フォトジェニックという言葉で思い出すのは、広島と長崎にある国立原爆死没者追悼平和祈念館だ。開館したのは、それぞれ2002年と2003年のこと。設計を担当したのは、前者は丹下健三・都市・建築設計研究所、後者は栗生明+栗生総合計画事務所+国土交通省九州地方整備局営繕部である。それらの施設は、英語の名称には「Memorial Hall」とあるように、「memory」、すなわち記憶を形成すると同時に保持することにささげられているはずの空間である。そしてその記憶とは、基本的に、原子爆弾が都市に投下されたという、言語を超越した出来事にかかわっている。しかしそれらの施設を訪れてみると直截な説明的意匠に満ちあふれていて、まるで、記憶しようとすることの重要性(あるいは記憶を手がかりに想像していくことのそれ)を言外に否定するかのようである。

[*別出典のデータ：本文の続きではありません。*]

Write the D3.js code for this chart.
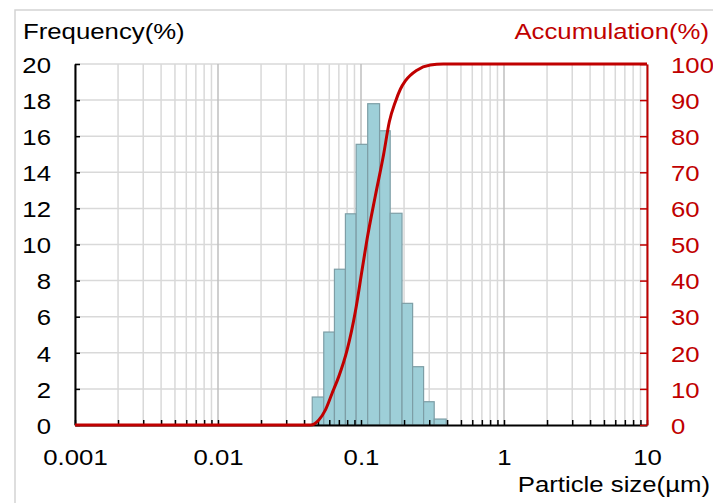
<!DOCTYPE html>
<html>
<head>
<meta charset="utf-8">
<script src="https://cdn.jsdelivr.net/npm/d3@7"></script>
<style>
  body { margin: 0; background: #fff; }
  text { font-family: "Liberation Sans", Arial, sans-serif; }
</style>
</head>
<body>
<script>
// bin edges (um) and frequency (%) of each bin
var binEdges = [0.0456, 0.0549, 0.0652, 0.0778, 0.0925, 0.1114, 0.1349, 0.160, 0.1936, 0.2296, 0.274, 0.325, 0.394];
var frequency = [1.55, 5.15, 8.63, 11.7, 15.55, 17.8, 16.3, 11.73, 6.74, 3.23, 1.29, 0.33];

// accumulation curve
var accSize = [0.001, 0.0443, 0.0507, 0.0564, 0.0628, 0.0699, 0.080, 0.0914, 0.1018, 0.1103, 0.126, 0.144, 0.1578, 0.1738, 0.1884, 0.2041, 0.2463, 0.305, 0.376, 10];
var accValue = [0, 0, 1.4, 4.2, 8.8, 13.4, 20.8, 31.5, 43.0, 51.5, 63.5, 75.0, 84.0, 89.5, 93.0, 95.3, 98.3, 99.7, 100, 100];

var freqTicks = d3.range(0, 21, 2);
var accTicks = d3.range(0, 101, 10);
var decades = [0.001, 0.01, 0.1, 1, 10];

var W = 713, H = 503;
var margin = { top: 64, right: 66, bottom: 78, left: 75 },
    width = W - margin.left - margin.right,
    height = H - margin.top - margin.bottom;
var red = "#c00000";
var sx = 1.12; // text in the picture is a bit wide

var svg = d3.select("body").append("svg")
    .attr("width", W)
    .attr("height", H);

// outer frame
svg.append("rect")
    .attr("x", 15).attr("y", 10)
    .attr("width", 740).attr("height", 540)
    .attr("fill", "none")
    .attr("stroke", "#d4d4d4")
    .attr("stroke-width", 1.5);

var g = svg.append("g")
    .attr("transform", "translate(" + margin.left + "," + margin.top + ")");

var x = d3.scaleLog().domain([0.001, 10]).range([0, width]);
var yL = d3.scaleLinear().domain([0, 20]).range([height, 0]);
var yR = d3.scaleLinear().domain([0, 100]).range([height, 0]);

// every 1..9 multiple
var minor = [];
decades.slice(0, 4).forEach(function (d) {
    for (var k = 1; k < 10; k++) minor.push(d * k);
});
minor.push(10);

// grid
g.selectAll(".hgrid")
    .data(freqTicks.slice(1))
    .enter().append("line")
      .attr("x1", 0).attr("x2", width)
      .attr("y1", function (d) { return yL(d); })
      .attr("y2", function (d) { return yL(d); })
      .attr("stroke", "#d9d9d9")
      .attr("stroke-width", 1.5);

g.selectAll(".vgrid")
    .data(minor)
    .enter().append("line")
      .attr("x1", function (d) { return x(d); })
      .attr("x2", function (d) { return x(d); })
      .attr("y1", 0).attr("y2", height)
      .attr("stroke", function (d) { return decades.indexOf(d) >= 0 ? "#bfbfbf" : "#d9d9d9"; })
      .attr("stroke-width", 1.5);

// bars
g.selectAll(".bar")
    .data(frequency)
    .enter().append("rect")
      .attr("x", function (d, i) { return x(binEdges[i]); })
      .attr("y", function (d) { return yL(d); })
      .attr("width", function (d, i) { return x(binEdges[i + 1]) - x(binEdges[i]); })
      .attr("height", function (d) { return height - yL(d); })
      .attr("fill", "#9ecfd8")
      .attr("stroke", "#7d9ea6")
      .attr("stroke-width", 1.2);

// bottom axis
var xAxis = g.append("g")
    .attr("transform", "translate(0," + height + ")")
    .call(d3.axisBottom(x)
        .tickValues(minor)
        .tickSize(-5)
        .tickSizeOuter(0)
        .tickFormat(function (d) { return decades.indexOf(d) >= 0 ? String(d) : ""; }));
xAxis.select(".domain").attr("stroke", "#000").attr("stroke-width", 2);
xAxis.selectAll(".tick line").attr("stroke", "#000").attr("stroke-width", 1.5);
xAxis.selectAll(".tick text")
    .attr("y", 40).attr("dy", null)
    .attr("transform", "scale(" + sx + ",1)")
    .attr("font-size", 23).attr("fill", "#000");

// left axis
var yAxisL = g.append("g")
    .call(d3.axisLeft(yL).tickValues(freqTicks).tickSize(-5).tickSizeOuter(0));
yAxisL.select(".domain").attr("stroke", "#000").attr("stroke-width", 2);
yAxisL.selectAll(".tick line").attr("stroke", "#000").attr("stroke-width", 1.5);
yAxisL.selectAll(".tick text")
    .attr("x", -24 / sx).attr("dy", "0.36em")
    .attr("transform", "scale(" + sx + ",1)")
    .attr("font-size", 23).attr("fill", "#000");

// right axis
var yAxisR = g.append("g")
    .attr("transform", "translate(" + width + ",0)")
    .call(d3.axisRight(yR).tickValues(accTicks).tickSize(-7).tickSizeOuter(0));
yAxisR.select(".domain").attr("stroke", red).attr("stroke-width", 2);
yAxisR.selectAll(".tick line").attr("stroke", red).attr("stroke-width", 1.5);
yAxisR.selectAll(".tick text")
    .attr("x", 24 / sx).attr("dy", "0.36em")
    .attr("transform", "scale(" + sx + ",1)")
    .attr("font-size", 23).attr("fill", red);

// accumulation curve
var accPoints = accSize.map(function (s, i) { return [s, accValue[i]]; });
g.append("path")
    .datum(accPoints)
    .attr("fill", "none")
    .attr("stroke", red)
    .attr("stroke-width", 3)
    .attr("stroke-linejoin", "round")
    .attr("d", d3.line()
        .x(function (d) { return x(d[0]); })
        .y(function (d) { return yR(d[1]); })
        .curve(d3.curveMonotoneX));

// titles
function label(txt, px, py, anchor, color) {
    svg.append("text")
        .attr("transform", "translate(" + px + "," + py + ") scale(" + sx + ",1)")
        .attr("text-anchor", anchor)
        .attr("font-size", 23)
        .attr("fill", color)
        .text(txt);
}
label("Frequency(%)", 23, 39, "start", "#000");
label("Accumulation(%)", 709, 39, "end", red);
label("Particle size(µm)", 710, 492, "end", "#000");
</script>
</body>
</html>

広島と長崎での開館より少し前の2000年、ウィーンでは、レイチェル・ホワイトリードの設計によりホロコースト・メモリアルが完成している。また2005年には、ベルリンに、ピーター・アイゼンマンの設計によりホロコースト・メモリアルが完成した。いずれも、「説明」はもちろんのこと、「癒し」のような甘えた思いを拒否する空間(あるいは実体となったヴォイド)であり、そのような強度を持つ建築であれば、当然のことながら、長年にわたる「論争」があった。そして困難を越えて完成した。しかし、この日本はどうか。国立の「メモリアル・ホール」ができあがるまでになされた議論は、いったいなんに対してであったか。できあがったその空間は、いったい、日本に住む人々の記憶の、どこを、どのように占めるつもりなのか。その答えが見えてこないところは、いかにも日本的であると言えてしまうだけに、悲しい。